Much about the world after the coronavirus pandemic remains uncertain, but one priority of the Trump administration remains steadfast: Damn it, we’re going to the moon.
There’s the recent signing of an executive order encouraging future moon mining, NASA issuing multimillion-dollar contracts for lunar landers and the administration introducing new international standards for moon mining. These are all a continuation of existing policy: the Artemis program, an effort to return humans to the moon by 2024, initiated by the Trump administration in 2017.
Moon-mining machinations are perhaps the most grandiose example of space work continuing through the pandemic, but they’re far from the only ones. Few might immediately think of astronauts as essential workers or rocket launches as mandatory for the nation’s survival. But based on the permitted activities of both NASA and private companies, space has managed to encounter relatively few interruptions or delays compared to more present-tense industries.
In some ways, space isn’t so much essential as it is inertial -- sometimes literally (as in the case of the planetary alignment-contingent launch of the Perseverance rover to Mars, scheduled for mid-July) but often bureaucratically. Well before anyone even gets to the point of a socially distanced rocket launch, there are budgets to be approved, contracts to be issued and lots and lots of technical work. It’s a huge investment, which is one reason NASA administrator Jim Bridenstine offered for the agency’s continued work supporting the International Space Station (ISS) -- which, because it’s collectively owned and maintained by five space agencies, could be understood as both technically and diplomatically essential.
In some ways, space isn’t so much essential as it is inertial
In an interview with the Planetary Society’s podcast, Bridenstine described the ISS as a “$100 billion investment by the American taxpayer.” That investment includes the cost of sending astronauts to the ISS, which for years has happened at Kazakhstan’s Baikonur Cosmodrome to the tune of $80 million per seat (in 2019, four American astronauts went). The crewed launch of astronauts to the ISS from Florida scheduled for May 27 — the first crewed launch on American soil since 2011 — could be seen as essential because it not only supports ISS operations but also demonstrates that the United States can stop paying Russia to send our astronauts to space.

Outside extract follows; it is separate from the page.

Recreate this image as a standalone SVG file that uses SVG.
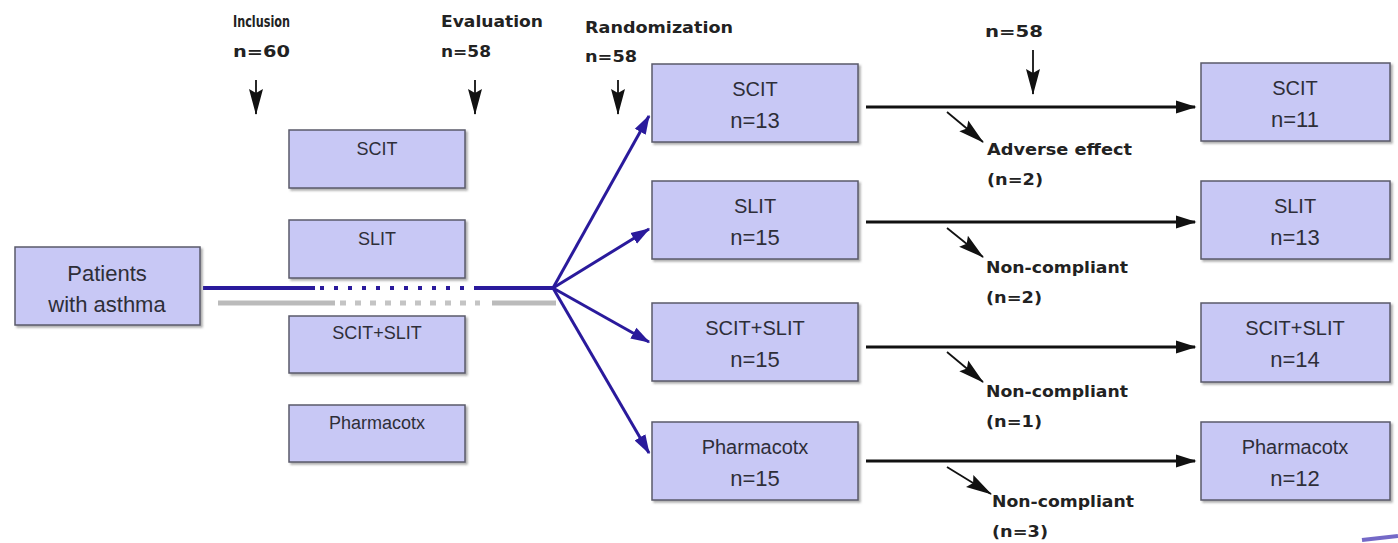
<svg xmlns="http://www.w3.org/2000/svg" width="1398" height="543" viewBox="0 0 1398 543">
<defs>
<marker id="ab" viewBox="0 0 14 10" refX="13" refY="5" markerWidth="7" markerHeight="5" orient="auto" markerUnits="strokeWidth"><path d="M0,0.5 L14,5 L0,9.5 Z" fill="#111"/></marker>
<marker id="au" viewBox="0 0 14 10" refX="13" refY="5" markerWidth="6.5" markerHeight="4.6" orient="auto" markerUnits="strokeWidth"><path d="M0,0.5 L14,5 L0,9.5 Z" fill="#2a1a9c"/></marker>
<marker id="as" viewBox="0 0 26 16" refX="25" refY="8" markerWidth="26" markerHeight="16" orient="auto" markerUnits="userSpaceOnUse"><path d="M0,1 L26,8 L0,15 L4,8 Z" fill="#111"/></marker>
<filter id="sh" x="-5%" y="-5%" width="115%" height="120%"><feDropShadow dx="2" dy="2" stdDeviation="1.2" flood-color="#777" flood-opacity="0.6"/></filter>
</defs>
<style>
.box{fill:#c8c8f5;stroke:#5a5a6a;stroke-width:1.5;filter:url(#sh)}
.t{font-family:"Liberation Sans",Arial,sans-serif;fill:#2e2e38;text-anchor:middle}
.h{font-family:"DejaVu Sans",sans-serif;font-size:15px;font-weight:bold;fill:#222}
.blk{stroke:#111;stroke-width:3;fill:none;marker-end:url(#ab)}
.blu{stroke:#2a1a9c;stroke-width:3;fill:none;marker-end:url(#au)}
.dn{stroke:#111;stroke-width:1.8;fill:none;marker-end:url(#as)}
</style>
<rect width="1398" height="543" fill="#fff"/>
<g id="labels">
<text class="h" x="233" y="27" textLength="57" lengthAdjust="spacingAndGlyphs">Inclusion</text>
<text class="h" x="233" y="57" textLength="57" lengthAdjust="spacingAndGlyphs">n=60</text>
<text class="h" x="441" y="27" textLength="102" lengthAdjust="spacingAndGlyphs">Evaluation</text>
<text class="h" x="441" y="57" textLength="50" lengthAdjust="spacingAndGlyphs">n=58</text>
<text class="h" x="585" y="33" textLength="148" lengthAdjust="spacingAndGlyphs">Randomization</text>
<text class="h" x="585" y="62" textLength="52" lengthAdjust="spacingAndGlyphs">n=58</text>
<text class="h" x="985" y="37" textLength="58" lengthAdjust="spacingAndGlyphs">n=58</text>
<text class="h" x="987" y="155" textLength="145" lengthAdjust="spacingAndGlyphs">Adverse effect</text>
<text class="h" x="987" y="185" textLength="56" lengthAdjust="spacingAndGlyphs">(n=2)</text>
<text class="h" x="986" y="273" textLength="142" lengthAdjust="spacingAndGlyphs">Non-compliant</text>
<text class="h" x="986" y="303" textLength="56" lengthAdjust="spacingAndGlyphs">(n=2)</text>
<text class="h" x="986" y="397" textLength="142" lengthAdjust="spacingAndGlyphs">Non-compliant</text>
<text class="h" x="986" y="427" textLength="56" lengthAdjust="spacingAndGlyphs">(n=1)</text>
<text class="h" x="992" y="507" textLength="142" lengthAdjust="spacingAndGlyphs">Non-compliant</text>
<text class="h" x="992" y="537" textLength="56" lengthAdjust="spacingAndGlyphs">(n=3)</text>
</g>
<g id="connectors">
<path class="dn" d="M256,80 V114"/>
<path class="dn" d="M475,80 V114"/>
<path class="dn" d="M618,80 V114"/>
<path class="dn" d="M1033,50 V94"/>
<path d="M218,303 H335" stroke="#bbb" stroke-width="5"/>
<path d="M340,303 H480" stroke="#c4c4c4" stroke-width="5" stroke-dasharray="6,9"/>
<path d="M492,303 H556" stroke="#bbb" stroke-width="5"/>
<path d="M203,288 H315" stroke="#2a1a9c" stroke-width="4"/>
<path d="M320,288 H470" stroke="#2a1a9c" stroke-width="4" stroke-dasharray="4,10"/>
<path d="M474,288 H553" stroke="#2a1a9c" stroke-width="4"/>
<path class="blu" d="M553,288 L649,116"/>
<path class="blu" d="M553,288 L649,229"/>
<path class="blu" d="M553,288 L649,342"/>
<path class="blu" d="M553,288 L649,453"/>
<path class="blk" d="M866,107 H1195"/>
<path class="blk" d="M866,222 H1195"/>
<path class="blk" d="M866,347 H1195"/>
<path class="blk" d="M866,461 H1195"/>
<path class="dn" d="M947,112 L983,142"/>
<path class="dn" d="M947,228 L983,257"/>
<path class="dn" d="M947,352 L983,382"/>
<path class="dn" d="M947,467 L991,494"/>
<path d="M1362,540 L1398,536" stroke="#3a2ab0" stroke-width="4" opacity="0.7"/>
</g>
<g id="patients"><rect class="box" x="15" y="247" width="185" height="78"/><text class="t" x="107" y="281" font-size="22">Patients</text><text class="t" x="107" y="312" font-size="22">with asthma</text></g>
<g id="eval-scit"><rect class="box" x="289" y="130" width="176" height="58"/><text class="t" x="377" y="155" font-size="18">SCIT</text></g>
<g id="eval-slit"><rect class="box" x="289" y="220" width="176" height="58"/><text class="t" x="377" y="245" font-size="18">SLIT</text></g>
<g id="eval-both"><rect class="box" x="289" y="316" width="176" height="57"/><text class="t" x="377" y="339" font-size="18">SCIT+SLIT</text></g>
<g id="eval-pharma"><rect class="box" x="289" y="405" width="176" height="57"/><text class="t" x="377" y="429" font-size="18">Pharmacotx</text></g>
<g id="rand-scit"><rect class="box" x="652" y="64" width="206" height="78"/><text class="t" x="755" y="96" font-size="20">SCIT</text><text class="t" x="755" y="128" font-size="22">n=13</text></g>
<g id="rand-slit"><rect class="box" x="652" y="181" width="206" height="78"/><text class="t" x="755" y="213" font-size="20">SLIT</text><text class="t" x="755" y="245" font-size="22">n=15</text></g>
<g id="rand-both"><rect class="box" x="652" y="303" width="206" height="78"/><text class="t" x="755" y="335" font-size="20">SCIT+SLIT</text><text class="t" x="755" y="367" font-size="22">n=15</text></g>
<g id="rand-pharma"><rect class="box" x="652" y="422" width="206" height="78"/><text class="t" x="755" y="454" font-size="20">Pharmacotx</text><text class="t" x="755" y="486" font-size="22">n=15</text></g>
<g id="end-scit"><rect class="box" x="1201" y="63" width="189" height="78"/><text class="t" x="1295" y="95" font-size="20">SCIT</text><text class="t" x="1295" y="127" font-size="22">n=11</text></g>
<g id="end-slit"><rect class="box" x="1201" y="181" width="189" height="78"/><text class="t" x="1295" y="213" font-size="20">SLIT</text><text class="t" x="1295" y="245" font-size="22">n=13</text></g>
<g id="end-both"><rect class="box" x="1201" y="303" width="189" height="79"/><text class="t" x="1295" y="335" font-size="20">SCIT+SLIT</text><text class="t" x="1295" y="367" font-size="22">n=14</text></g>
<g id="end-pharma"><rect class="box" x="1201" y="422" width="189" height="78"/><text class="t" x="1295" y="454" font-size="20">Pharmacotx</text><text class="t" x="1295" y="486" font-size="22">n=12</text></g>
</svg>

“Our mission fortunately hasn't really been impacted by COVID-19, at least not directly,” said Ken Shields, chief operating officer of the ISS National Lab, in an interview with Engadget. Since March, crew have returned from and been sent to the ISS, and research continues relatively uninterrupted.
That’s good, since interruptions in space are risky. “In terms of supply chains, the ISS is a pretty precarious place,” explained Fred Scharmen, associate professor in architecture at Morgan State University and researcher of space habitats. Describing the conditions for the rotating crew of the ISS, Scharmen noted, “Those people are trapped up there. They can't grow their own food, they don't even do their laundry up there.” (Laundry, along with other garbage, is actually burned up on reentry to Earth’s atmosphere.) It’s kind of important to keep taking care of the people on the ISS.
It’s also important to keep taking care of the research: There aren’t exactly alternative locations for long-term experiments in microgravity (which is of interest to biologists and material scientists), and the ISS’ location in low Earth orbit makes it a unique spot for collecting data for earth sciences. “Most of the research that we plan needs some level of crew attendance,” Shields said. “There are some things that a human in the loop can do that no amount of automation can equal.” A lot of that research is tied to academic institutions and to grant budgets that don’t have a pause button for a pandemic. Inserting an 18-month gap into sometimes multiyear research may not be a loss on that $100 billion investment, but it certainly is a loss to science.